Muhammad Abduh And The Extent Of His Face
A few years back I found a complete English translation of “Muhammad ‘Abduh” by Osman Amin originally published by Da’ir al-Ma’arif al-Islamiya, Cairo, 1944. This translation was published by the American Council of Learned Societies, as a part of their Near Eastern Translation Program, Washington, DC 1953. Amazing what you find in the Islam section of used bookstores for $4.00. Unfortunately, I’ve lost it since then— and all the other copies I see for sale are around $50 bucks.
I’ve always been interested in the story of Muhammad Abduh, especially during/after a class with a wonderful professor by the name of Dr. Walid Kazziha. If you attend the American University in Cairo, you must take a class with Dr. Kazziha. If not for his knowledge, for his wit.

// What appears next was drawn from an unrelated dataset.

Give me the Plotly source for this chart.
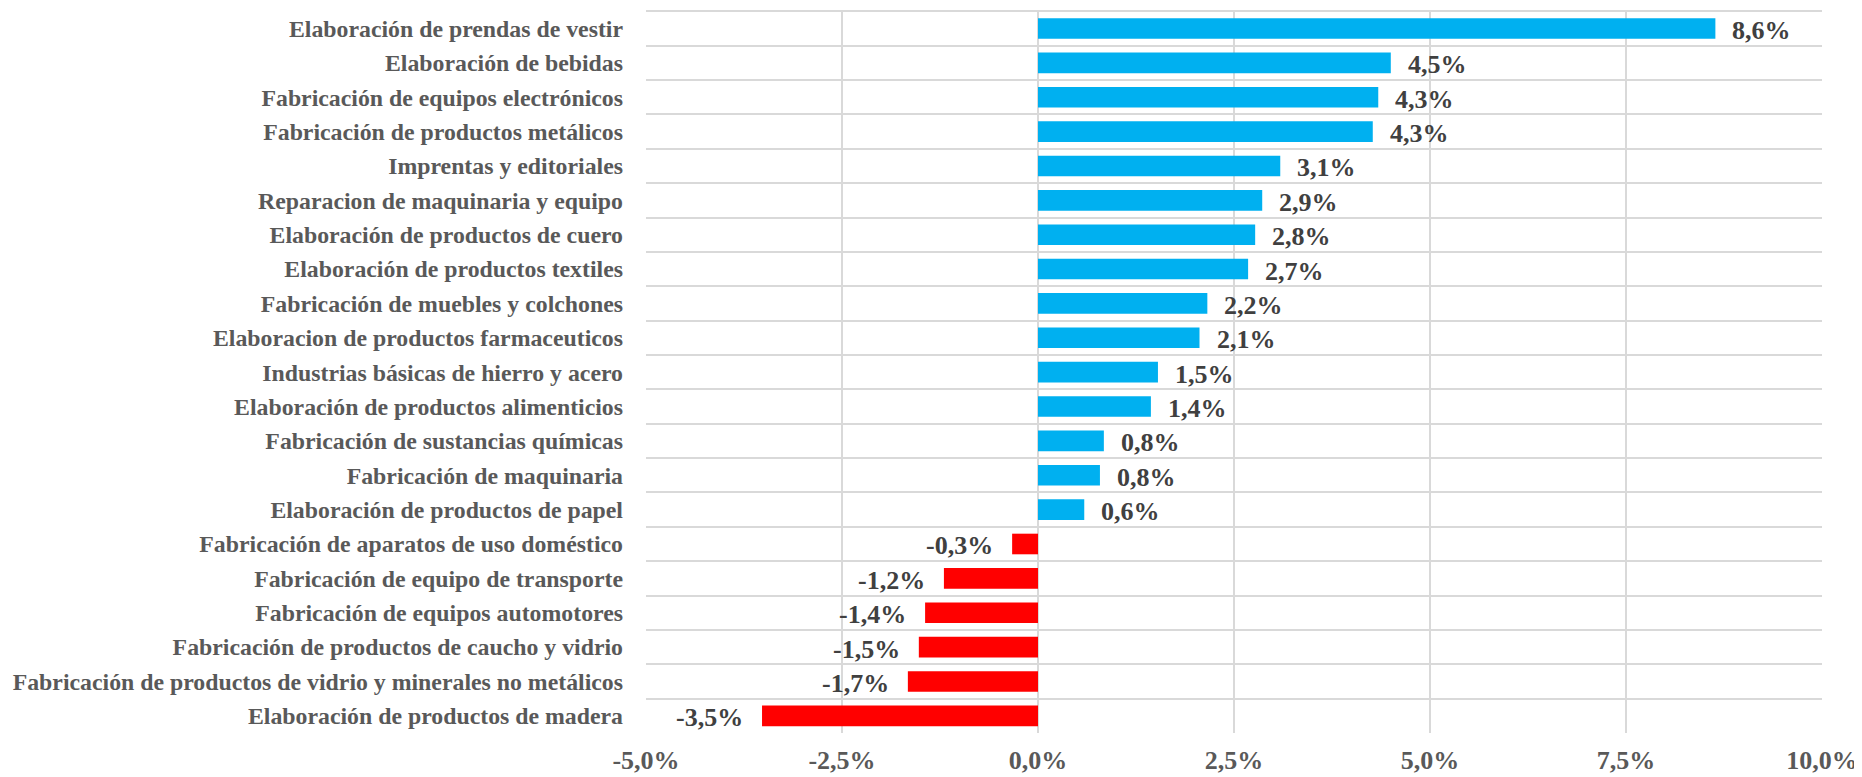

“The reigning spirit in al-Azhar was one of pious adherence to the past, traditionalism triumphant over reason, and rejection of all that was new. The fanatacism of the champions of the past reached such a pitch that they would accuse all who dared oppose them of error and deviation from the faith.” (Page 11)
Sounds familiar, doesn’t it? Reading about how Abduh overcame slander, exile, and in general, the struggles of life… is a source of inspiration to me. Many of the anecdotes remind me of present day happenings. How often is it that imams and religious leaders and even regular old MSA kids make religion just a tad bit more difficult and exlusivist, rather than using the reason that God gave them? Take for example this anecdote, that had me laughing so hard it threw me into a fit of coughing:
“When the Sheikh returned from his trip to the Sudan in 1905, he stopped at Minia, and judges from both the Native and Religious courts, and prominent people of the town came to greet him. When they had all gathered, one of the judges from the Religious Court said to him, ‘A great many Christians are adopting Islam and are making our task more difficult.”
The Sheikh asked, ‘What task is that, Sheikh?”’
He answered, ‘Our teaching them the fundamentals of our religion.’
The Sheikh said, ‘It is enough to say: Pray, fast, give alms, and go on pilgrimage.’
The Judge added, ‘But we must instruct them in the ritual ablutions.’
The Sheikh replied, ‘Tell Him: Wash your face, and your arms up to the elbow, wet your head and wash your feet.’
The man insisted, ‘That will not be enough: we shall have to teach them the boundaries of the face, from where it begins to where it ends.’
The Sheikh exclaimed with some hint of irritation, ‘Glory be to God! My good Sheikh! Tell him to wash his face! Every man knows the extent of his own face without resorting to a surveyor!!’